I did and I didn't. I cheat when it comes to cultures. My Sejet Elves (desert elves) are basically Egyptian. My Drow are Roman. My hobgoblins are Nazi's. I take and twist and turn those cultures to be more interesting or a better fit for the race but it's an easy broadstroke technique to give some flavour and allow me to on the fly give descriptions which are vivid.
Also... if the player characters can come up with a magic DnD airship.. there will have been rumors (at least) of such vessels, if they aren't commonly used to avoid some of the worst dangers of sending shipments by road and sea. Mage-Ex when your package absolutely has to be there next week.
this video felt a little two heavily based on just DnD and me being the weirdo i am don't play DnD that much (currently GMing All flesh must be eaten and Dark Heresy)

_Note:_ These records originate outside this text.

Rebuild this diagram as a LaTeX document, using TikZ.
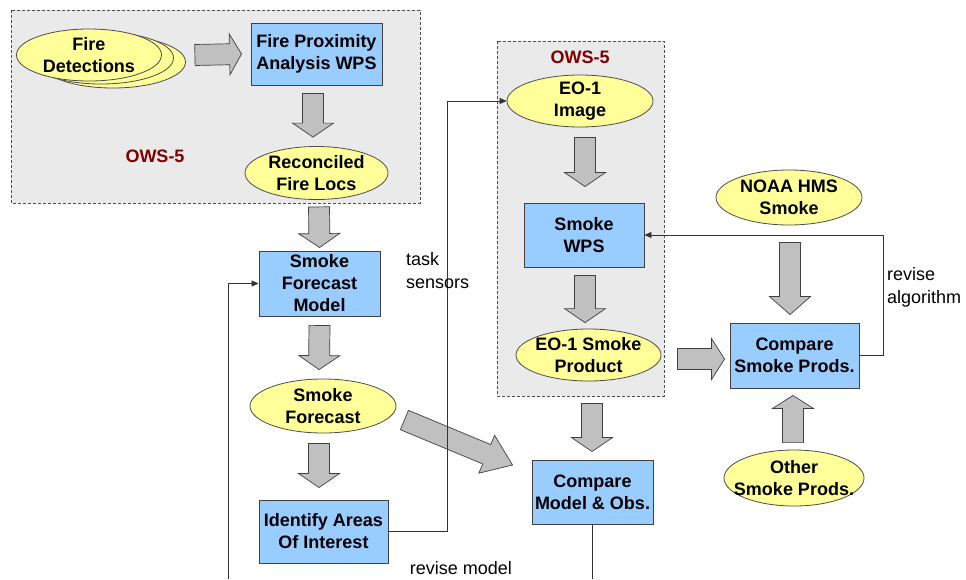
\documentclass[tikz,border=0pt]{standalone}
\usepackage{fontspec}
\setmainfont{Liberation Sans}
\usetikzlibrary{calc, shapes.geometric, arrows.meta}
\definecolor{wpsblue}{HTML}{99CCFF}
\definecolor{dataylw}{HTML}{FFFF99}
\definecolor{fatgray}{HTML}{C0C0C0}
\definecolor{owsred}{HTML}{800000}
\definecolor{panelgray}{HTML}{EAEAEA}

\begin{document}
\begin{tikzpicture}[
        x=1pt, y=-1pt,
        wps/.style={rectangle, draw=black!75, line width=0.9pt, fill=wpsblue, align=center,
            inner sep=2pt, minimum width=121pt, minimum height=64pt,
            font=\fontsize{18}{22}\selectfont\bfseries},
        data/.style={ellipse, draw=black!70, line width=0.8pt, fill=dataylw, align=center,
            inner xsep=-30pt, inner ysep=-15pt, minimum width=146pt, minimum height=53pt,
            font=\fontsize{18}{22}\selectfont\bfseries},
        panel/.style={draw=black!70, dash pattern=on 3pt off 2pt, fill=panelgray, line width=0.7pt},
        conn/.style={draw=black!80, line width=0.8pt},
        tip/.style={-{Triangle[length=7pt,width=6pt]}},
        note/.style={align=left, inner sep=0pt, font=\fontsize{18}{23}\selectfont},
        ows/.style={text=owsred, inner sep=0pt, font=\fontsize{18}{21}\selectfont\bfseries},
        fat/.style={fill=fatgray, draw=black!75, line width=0.7pt,
            to path={let \p1=($(\tikztotarget)!#1!(\tikztostart)$) in
                ($(\tikztostart)!10.5pt!90:(\tikztotarget)$) -- ($(\p1)!10.5pt!-90:(\tikztostart)$)
                -- ($(\p1)!20.5pt!-90:(\tikztostart)$) -- (\tikztotarget)
                -- ($(\p1)!20.5pt!90:(\tikztostart)$) -- ($(\p1)!10.5pt!90:(\tikztostart)$)
                -- ($(\tikztostart)!10.5pt!-90:(\tikztotarget)$) -- cycle}},
        fat/.default=14pt
    ]
        \useasboundingbox (0,0) rectangle (966,579);

        % OWS-5 panels
        \draw[panel] (11,10) rectangle (420,203);
        \draw[panel] (497,41) rectangle (664,396);
        \node[ows] (ows1) at (155,156) {OWS-5};
        \node[ows] (ows2) at (580,57) {OWS-5};

        % Fire side
        \node[data, minimum width=145pt, minimum height=52pt] (fd3) at (113,62) {};
        \node[data, minimum width=145pt, minimum height=52pt] (fd2) at (101,58) {};
        \node[data, minimum width=145pt, minimum height=52pt] (fd) at (89,55) {Fire\\Detections};
        \node[wps, minimum width=131pt, minimum height=62pt] (fpa) at (316.5,54) {Fire Proximity\\Analysis WPS};
        \node[data, minimum width=143pt] (rfl) at (316.5,173) {Reconciled\\Fire Locs};

        % Model side
        \node[wps, minimum height=65pt] (sfm) at (319.5,283.5) {Smoke\\Forecast\\Model};
        \node[data, minimum height=54pt] (sf) at (323,406) {Smoke\\Forecast};
        \node[wps, minimum width=129pt, minimum height=63pt] (iai) at (323.5,531.5) {Identify Areas\\Of Interest};

        % Observation side
        \node[data, minimum height=52pt] (eoi) at (580,101) {EO-1\\Image};
        \node[wps, minimum width=120pt] (swps) at (584,235) {Smoke\\WPS};
        \node[data, minimum width=145pt, minimum height=52pt] (eosp) at (588.5,355) {EO-1 Smoke\\Product};
        \node[wps] (cmo) at (592.5,492) {Compare\\Model \& Obs.};

        % Other products
        \node[data, minimum height=55pt] (noaa) at (789,197.5) {NOAA HMS\\Smoke};
        \node[wps, minimum width=129pt, minimum height=65pt] (csp) at (794.5,355.5) {Compare\\Smoke Prods.};
        \node[data, minimum width=140pt, minimum height=56pt] (osp) at (794,478) {Other\\Smoke Prods.};

        % Block arrows
        \draw[fat=12pt] ($(fd.east)+(33,0)$) to ($(fpa.west)+(-9,0)$);
        \draw[fat] ($(fpa.south)+(-3.5,8)$) to ($(rfl.north)+(-3.5,-9)$);
        \draw[fat] ($(rfl.south)+(2.5,7)$) to ($(sfm.north)+(0,-3)$);
        \draw[fat] ($(sfm.south)+(0,9)$) to ($(sf.north)+(-4,-9)$);
        \draw[fat] ($(sf.south)+(-4,10)$) to ($(iai.north)+(-4.5,-12)$);
        \draw[fat=28pt] ($(sf.east)+(8,14)$) to ($(cmo.west)+(-19,-27)$);
        \draw[fat] ($(eoi.south)+(5,10)$) to ($(swps.north)+(1,-16)$);
        \draw[fat] ($(swps.south)+(1,8)$) to ($(eosp.north)+(-3.5,-6)$);
        \draw[fat] ($(eosp.south)+(3.5,22)$) to ($(cmo.north)+(-0.5,-8)$);
        \draw[fat=13pt] ($(eosp.east)+(16,4)$) to ($(csp.west)+(-5,3.5)$);
        \draw[fat=18pt] ($(noaa.south)+(1,17)$) to ($(csp.north)+(-4.5,-8)$);
        \draw[fat=13pt] ($(osp.north)+(-1,-7)$) to ($(csp.south)+(-1.5,7)$);

        % Feedback lines
        \coordinate (loopend) at (228,579);
        \coordinate (cmoend) at (cmo.south |- loopend);
        \draw[conn, tip] (iai.east) -| ($(eoi.west)+(-59,0)$) -- (eoi.west);
        \draw[conn, tip] (loopend) |- (sfm.west);
        \draw[conn] (cmo.south) -- (cmoend);
        \draw[conn, tip] (csp.east) -| ($(swps.east)+(239,0)$) -- (swps.east);

        \node[note, anchor=west] (tasklbl) at (406,271) {task\\sensors};
        \node[note, anchor=west] (alglbl) at (887,287) {revise\\algorithm};
        \node[note] (modlbl) at (461,568) {revise model};
    \end{tikzpicture}
\end{document}
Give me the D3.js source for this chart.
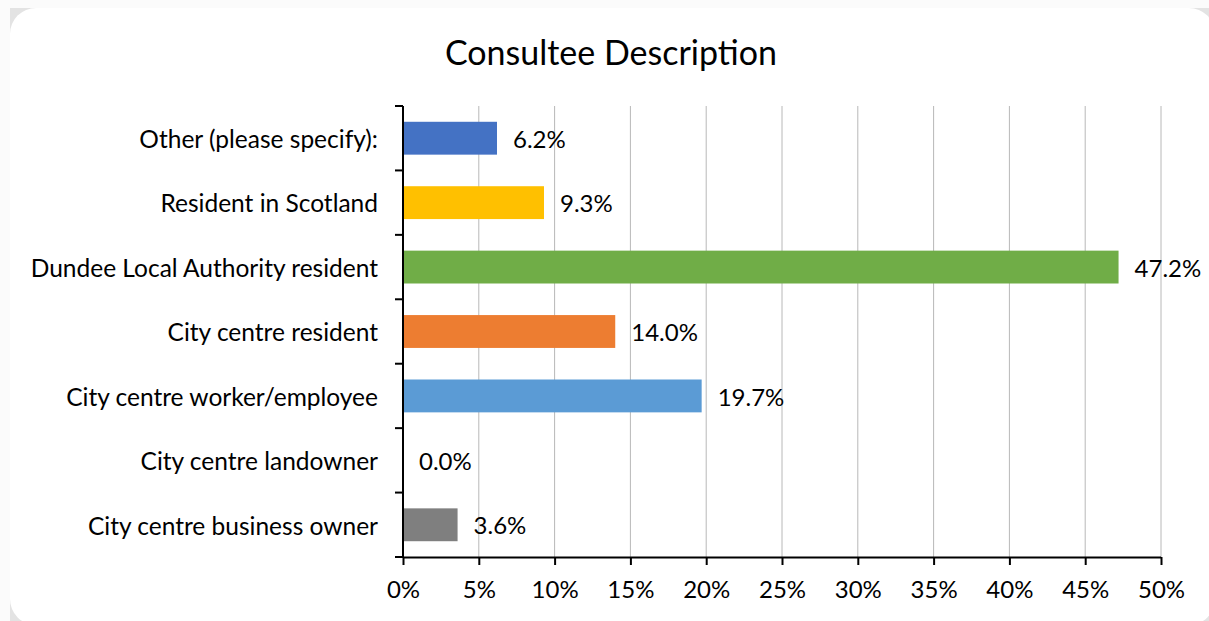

Well done video as usual, but there's one metagaming aspect that the GM can be guilty of that I didn't see, and that's Monster Metagaming. monster Metagaming occurs when creatures that shouldn't be able to identify or know certain things about the player's characters that they act upon. Oozes shouldn't target the Ranger because his Favored Enemy ability happens to be with oozes and he has 3 feats designed to deal with them, they should go for whatever's closest. The Frost Wolves of Agkross 7 shouldn't go after the guy that's 8' 6" in his power armor, they should go after the 5' 3" guy in the back in the robes. Until they get blasted with a sonic pulse coming from the Technomage, that is. Now, obviously to a degree this can be dealt with by way of ecology. If you feel like the mage hasn't been targeted enough, make those oozes eat mana, making that mage a far tastier treat. In the same manner, those Frost Wolves might be ferrovores, making that 8' 6" of power armor far more worth the fight than the 5' 3" guy. Obviously, creatures without the mental score to handle it can't have a hatred of creatures with the Favored Enemy class ability, and unless given outside influence owls in a certain area shouldn't have an aversion to people named Chuck. The change to ecology has to be broad enough to make sense within the world.